In spite of our sorrow, we could clearly see God’s hand in all of it. Since people had already planned to be in town for the anniversary, most of our family was able to be present at the funeral. On the 70th wedding anniversary of my grandparents we celebrated my grandfather’s life and their marriage.

In the evening, after the funeral, we celebrated their 70 years of marriage with a barbershop quartet (which had already been booked) and a cake to boot! Having the family together highlighted the beautiful witness of their life together. Looking around the room and seeing all of the people who would not exist if they had not said “I do” 70 years ago was a powerful experience. It really helped to make concrete the inestimable value of marriage and family.

The week before, as I was helping with preparations for the funeral, I learned things about my grandfather that I had never known. One of my favorites is the story my grandmother told—that was retold by my uncle (who is the priest who celebrated the funeral Mass) during the homily. At age 21, my grandfather had dated several women. When his father asked which one of them he would marry, he replied, “I think I will marry Mary Ann, because she will help me get to heaven.”

Papa and Grandma_cutting cake

My grandmother was 18 when they married. When they were still dating she gave him a prayer called “Learning Christ” (see below), and they prayed it together for at least 25 years. That was the prayer we had printed on the back of the memorial card, and I’ve started praying it myself.

Simultaneous with those neat stories is the reality that their marriage was no different than others, with its ups and downs, its fun times and times of hardship. It’s precisely the fact that they had their share of difficulties and personal challenges that makes their life-long marriage so impressive. It’s clear that their faith and commitment got them through the challenging periods. I’m sure they sometimes drove one another crazy—yet they loved each other, and that was always clear to us when we visited them.

I enjoyed seeing their senses of humor and those moments when I glimpsed their love and fondness for one another. They expressed that love in the practical, mundane circumstances of everyday life—through their smiles, their words, their eyes.

Seeing marriages like that gives me hope in today’s world and reminds me of the real “stuff” of which marriage is made. It’s not a 24/7 romance. It’s a life of two people journeying together to Christ, carrying the cross as it comes, and sharing together their joys and sufferings.

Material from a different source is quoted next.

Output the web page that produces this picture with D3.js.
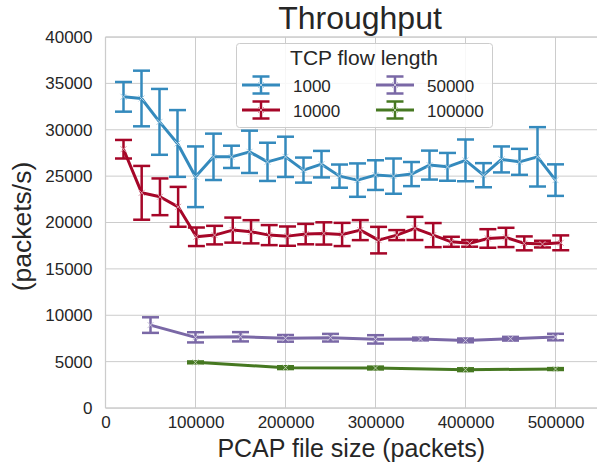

There are many things my grandfather will be remembered for (especially his creativity), and I am grateful that there are many who loved him and will remember him. Personally, I will never forget his great big hugs! And I will always be grateful that one, cold, winter day, in Cincinnati, Ohio, he married my grandmother, Mary Ann. I hope and pray it is true that, through 70 years of marriage, they helped one another reach heaven.

May he rest in peace and live joyously for all eternity!

Learning Christ

Papa and Grandma_wedding in church

Teach me, my Lord, to be sweet and gentle in all the events of life—in disappointments, in the thoughtlessness of others, in the insincerity of those whom I trusted, in the unfaithfulness of those on whom I relied.

Let me put myself aside to think of the happiness of others, to hide my little pains and heartaches, so that I may be the only one to suffer from them.

Teach me to profit by the suffering that comes across my path. Let me so use it that it may mellow me, not harden and embitter me; that it may make me patient not irritable, that it may make me broad in my forgiveness; not haughty and overbearing.

May no one be less good for having come within my influence, no one less pure, less kind, less noble for having been a fellow traveller in our journey towards Eternal Life.

As I go my rounds from one distraction to another, let me whisper from time to time a word of love to Thee. May my life be spent in the supernatural full of power for good, strong in its purpose of sanctity. Amen.